- **What the task requires**:
What is the number of lines containing "this"? Give only that number.

- **Provided records**:
● ● ● ●

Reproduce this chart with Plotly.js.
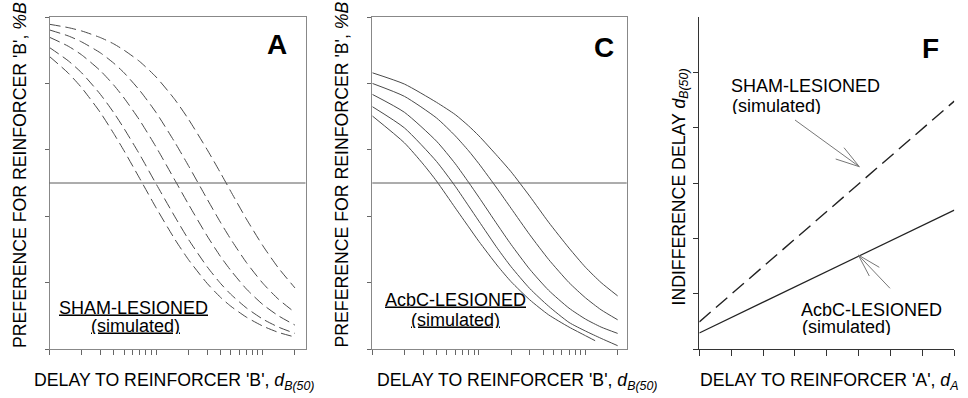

● ● ● ●

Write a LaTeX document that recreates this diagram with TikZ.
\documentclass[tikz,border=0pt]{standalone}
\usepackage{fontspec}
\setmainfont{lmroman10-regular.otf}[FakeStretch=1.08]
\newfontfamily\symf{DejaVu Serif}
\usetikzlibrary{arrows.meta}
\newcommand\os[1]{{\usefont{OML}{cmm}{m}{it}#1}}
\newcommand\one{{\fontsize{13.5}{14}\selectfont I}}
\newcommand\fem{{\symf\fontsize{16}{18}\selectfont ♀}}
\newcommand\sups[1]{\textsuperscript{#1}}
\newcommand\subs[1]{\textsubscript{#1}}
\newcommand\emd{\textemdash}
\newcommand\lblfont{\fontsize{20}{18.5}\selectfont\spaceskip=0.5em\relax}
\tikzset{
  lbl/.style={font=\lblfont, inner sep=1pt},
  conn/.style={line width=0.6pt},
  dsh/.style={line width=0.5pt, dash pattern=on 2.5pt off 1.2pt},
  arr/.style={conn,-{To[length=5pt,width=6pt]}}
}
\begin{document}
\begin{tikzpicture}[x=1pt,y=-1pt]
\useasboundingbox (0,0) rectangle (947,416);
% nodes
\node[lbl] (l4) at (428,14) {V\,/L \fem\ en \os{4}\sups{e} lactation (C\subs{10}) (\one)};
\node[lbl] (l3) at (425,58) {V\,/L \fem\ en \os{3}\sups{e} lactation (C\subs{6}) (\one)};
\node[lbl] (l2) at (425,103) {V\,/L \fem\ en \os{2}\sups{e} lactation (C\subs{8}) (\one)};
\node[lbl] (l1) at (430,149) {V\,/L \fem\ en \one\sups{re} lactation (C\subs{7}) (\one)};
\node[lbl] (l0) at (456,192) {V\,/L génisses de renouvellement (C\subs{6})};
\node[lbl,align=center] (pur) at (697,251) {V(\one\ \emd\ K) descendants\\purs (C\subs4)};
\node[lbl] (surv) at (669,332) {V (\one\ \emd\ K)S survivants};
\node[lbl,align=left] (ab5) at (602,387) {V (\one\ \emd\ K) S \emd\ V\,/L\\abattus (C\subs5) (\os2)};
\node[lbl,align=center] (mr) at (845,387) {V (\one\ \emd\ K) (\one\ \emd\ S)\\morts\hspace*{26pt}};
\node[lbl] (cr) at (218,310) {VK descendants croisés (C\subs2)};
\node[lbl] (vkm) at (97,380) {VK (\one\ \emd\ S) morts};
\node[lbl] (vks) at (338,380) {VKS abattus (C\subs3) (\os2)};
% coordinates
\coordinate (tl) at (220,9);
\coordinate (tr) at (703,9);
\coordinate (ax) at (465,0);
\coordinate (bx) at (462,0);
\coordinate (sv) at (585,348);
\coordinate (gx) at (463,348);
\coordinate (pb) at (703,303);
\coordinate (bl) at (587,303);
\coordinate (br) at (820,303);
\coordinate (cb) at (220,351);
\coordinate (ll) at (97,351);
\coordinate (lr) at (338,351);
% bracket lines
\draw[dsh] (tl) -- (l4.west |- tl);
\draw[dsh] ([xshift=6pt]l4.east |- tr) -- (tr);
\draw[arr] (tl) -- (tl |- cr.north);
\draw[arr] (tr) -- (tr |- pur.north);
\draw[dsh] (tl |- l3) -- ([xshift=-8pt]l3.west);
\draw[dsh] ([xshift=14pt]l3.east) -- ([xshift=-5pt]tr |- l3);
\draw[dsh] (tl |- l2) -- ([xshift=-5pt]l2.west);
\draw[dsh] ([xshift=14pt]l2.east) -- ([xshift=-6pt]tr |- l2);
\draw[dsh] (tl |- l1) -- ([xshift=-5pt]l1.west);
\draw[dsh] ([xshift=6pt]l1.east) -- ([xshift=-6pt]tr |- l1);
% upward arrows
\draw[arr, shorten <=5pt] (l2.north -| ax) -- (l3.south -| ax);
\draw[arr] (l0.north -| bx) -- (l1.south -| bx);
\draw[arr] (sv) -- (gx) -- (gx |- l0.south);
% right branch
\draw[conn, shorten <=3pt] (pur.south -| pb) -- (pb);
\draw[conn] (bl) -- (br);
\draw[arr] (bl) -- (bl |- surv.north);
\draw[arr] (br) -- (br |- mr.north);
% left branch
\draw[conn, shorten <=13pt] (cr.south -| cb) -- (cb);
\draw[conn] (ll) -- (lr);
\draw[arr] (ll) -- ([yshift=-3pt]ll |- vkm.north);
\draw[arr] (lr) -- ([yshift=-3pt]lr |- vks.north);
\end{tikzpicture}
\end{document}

● ● ● ●

- **Final result**:
2